Trust income is assessed on how distributions flow to you and your household, and lenders treat it inconsistently. If the trust distributes to you and a spouse, some lenders count the full distribution where you control the trust, while others count only the portion distributed to the applicant. Retained income within the trust is treated differently again. Discretionary (family) trusts, unit trusts, and hybrid structures each carry their own assessment quirks. Because the structure was usually set up for tax and asset-protection reasons rather than for borrowing, the lending needs to be fitted around it carefully. We work with your accountant to present the trust position clearly and select a lender whose policy suits it.
A low-doc (or alternative-documentation) loan is for genuine self-employed borrowers who cannot yet provide full tax returns, for example because the most recent financial year is not yet lodged. Instead of full financials, the lender accepts alternatives such as BAS statements, an accountant's declaration, or business bank statements. Historically low-doc lending carried a meaningful rate premium, but the gap has narrowed, and some specialist lenders now price it competitively. It is not a way around proving income; it is a different way of proving it. For business owners with strong recent trading but incomplete paperwork, it is often the right bridge.
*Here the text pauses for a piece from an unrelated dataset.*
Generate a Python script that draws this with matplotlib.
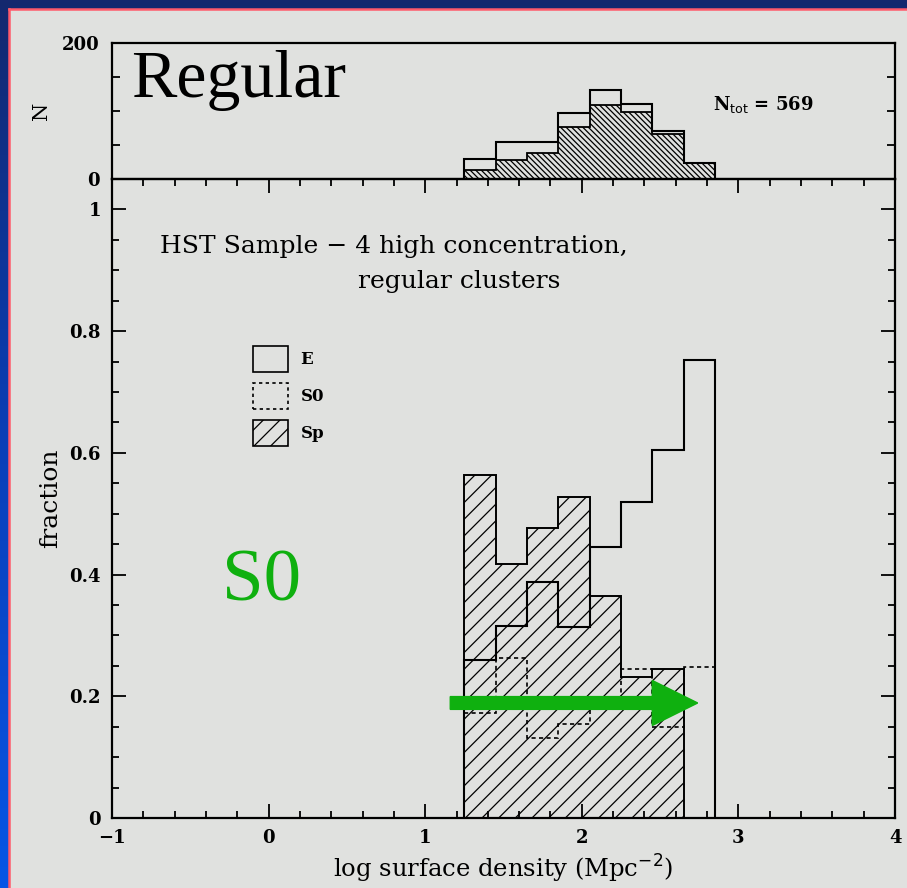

Usually not. A decline from one lender reflects that lender's policy and its reading of your income, not a universal verdict on your borrowing capacity. Self-employed assessments vary more between lenders than almost any other borrower type, so the same financials that produced a "no" at one bank can produce a comfortable approval at another. The important thing after a decline is to avoid scattering full applications across multiple lenders, because each one leaves a credit enquiry on your file. We assess where you actually fit first, then apply once, to the right lender. There is no charge for standard residential and investment lending; the lender pays a commission on settlement, so you get the benefit of the advice regardless.